Stitching Wax

From Bryan Stancliff (Aug 2016)

“One of the major changes I’ve made in the last year is switching from waxing my thread with beeswax, to using coad. Coad (also called code, shoemakers wax, sticky wax, black wax and a dozen other names) is a mix of beeswax and one otlr more pine resin materials. Coad acts as both a lubricant and a glue; as the thread is pulled friction melts the coad allowing the thread to glide through the stitching holes, once the thread is pulled tight the coad sets up acting as an adhesive.
There are dozens, if not hundreds of different coad recipes. Many of the traditional recipes are designed around producing a black wax and utilize a black pine pitch. This pitch has become difficult to source over the last 50 or so years (even the shoemakers at Williamsburg have trouble getting it), while some of the newer black recipes substitute tar for the pitch, most recipes have done away with the black compounds resulting in a “blond” wax.

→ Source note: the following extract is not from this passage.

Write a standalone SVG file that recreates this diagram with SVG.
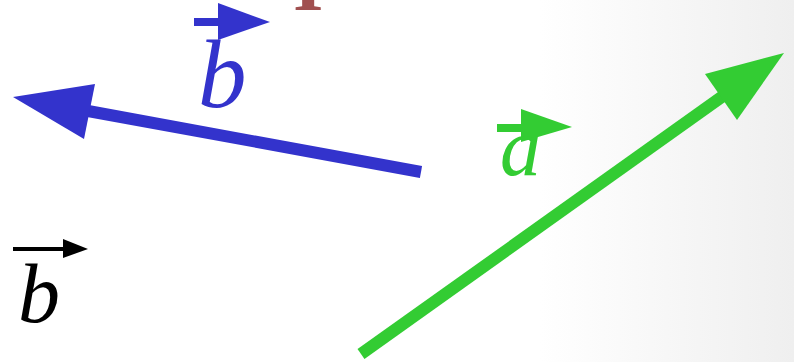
<svg xmlns="http://www.w3.org/2000/svg" width="794" height="362" viewBox="0 0 794 362">
<style>
.lbl{font-family:"Liberation Serif","Times New Roman",serif;font-style:italic}
.blue{fill:#3333cc}
.green{fill:#33cc33}
.black{fill:#000}
</style>
<defs>
<linearGradient id="bg" x1="0" y1="0" x2="794" y2="0" gradientUnits="userSpaceOnUse">
<stop offset="0.68" stop-color="#ffffff"/>
<stop offset="1" stop-color="#efefef"/>
</linearGradient>
</defs>
<rect width="794" height="362" fill="url(#bg)"/>
<text x="293" y="10" font-family="Liberation Serif, serif" font-weight="bold" font-size="78" fill="#a05050">I</text>
<g id="connectors">
<g id="vec-b-blue">
<line x1="421" y1="172" x2="88" y2="111" stroke="#3333cc" stroke-width="12"/>
<polygon points="13,97 95,84 84,139" class="blue"/>
</g>
<g id="vec-a-green">
<line x1="361" y1="354" x2="723" y2="96" stroke="#33cc33" stroke-width="12"/>
<polygon points="784,53 705,74 737,120" class="green"/>
</g>
</g>
<g id="label-b-blue">
<rect x="194" y="18" width="25" height="8" class="blue"/>
<polygon points="218,3 270,22 218,40" class="blue"/>
<text x="198" y="107" font-size="97" class="lbl blue">b</text>
</g>
<g id="label-a-green">
<rect x="497" y="124" width="25" height="8" class="green"/>
<polygon points="521,109 572,127 521,142" class="green"/>
<text x="500" y="175" font-size="82" class="lbl green">a</text>
</g>
<g id="label-b-black">
<rect x="13" y="247" width="51" height="4" class="black"/>
<polygon points="63,239 88,249 63,258" class="black"/>
<text x="18" y="322" font-size="84" class="lbl black">b</text>
</g>
</svg>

With the widespread availability of colored thread there’s really no reason to deal with tar fumes or in trying to source a material that only two companies in the world produce. The blond recipes work as well as the black recipes and are much cheaper and safer to produce.
I use two different recipes depending on the time of year. I don’t have central heat and air in my house, so the temperature tends to run a bit warm in the summer and a bit cool in the winter and I adjust my coad to suit these temperature changes.
My coad recipe(s) consist of two materials, beeswax and rosin (I use rodeo rosin, $10/pound on eBay, a pound should last a decade or more). The measurements are by weight, don’t go overboard, close enough is good enough. The smaller the components the faster the melt. I can generally crank out a ball in 15 minutes including weighing the material.
Winter recipe:
1 part rosin,
2 parts beeswax.
Summer recipe:
1 part rosin,
1 part beeswax.
You will also need a bucket of cold water.
Melt the rosin first, it has a higher melt point and takes longer to liquify. I use direct heat, I’ve had poor results attempting to melt the rosin in a double boiler. If the rosin starts bubbling lower the heat and pull the container off until it cools a bit.
Once the components are liquid and thoroughly mixed, pour them directly into the water. This flash cools the mix lowering the temp to a point that it can be handled. Wad the mass up in the water, this gives a chance to check temperature without risking burns. You want it warm, but not too hot to handle. Pull it from the water and start taffy pulling. It’ll feel a bit gritty at first and will probably just tear apart for the first 30 seconds or so, just keep at it, it’ll start to smooth and the stretches will get longer.
You’re probably not going to get a 100% amalgamated mass, you’ll probably see little flecks of rosin throughout, that’s fine, just try to get them as small as possible and thoroughly mixed through the mass.
Once it gets difficult to pull start squishing it a bit and then ball it and set it on a piece of plastic or was paper. Let it set and cool over night.
To use, run your thread across the surface of the ball and then either pull the thread through your hand, or a piece of cloth a few times to heat the coad and disburse it a bit better, and start sewing.
Since switching to coad I’ve had zero issues with not untying (no more knot burning) or back stitches unthreading. If you knot while stitching (I do on some projects) the coad really locks the stitch in place. The few items I’ve had to dismantle since switching to coad have required the parts to be fully cut apart (along the stitch line) and pliers were required to remove the remaining thread.”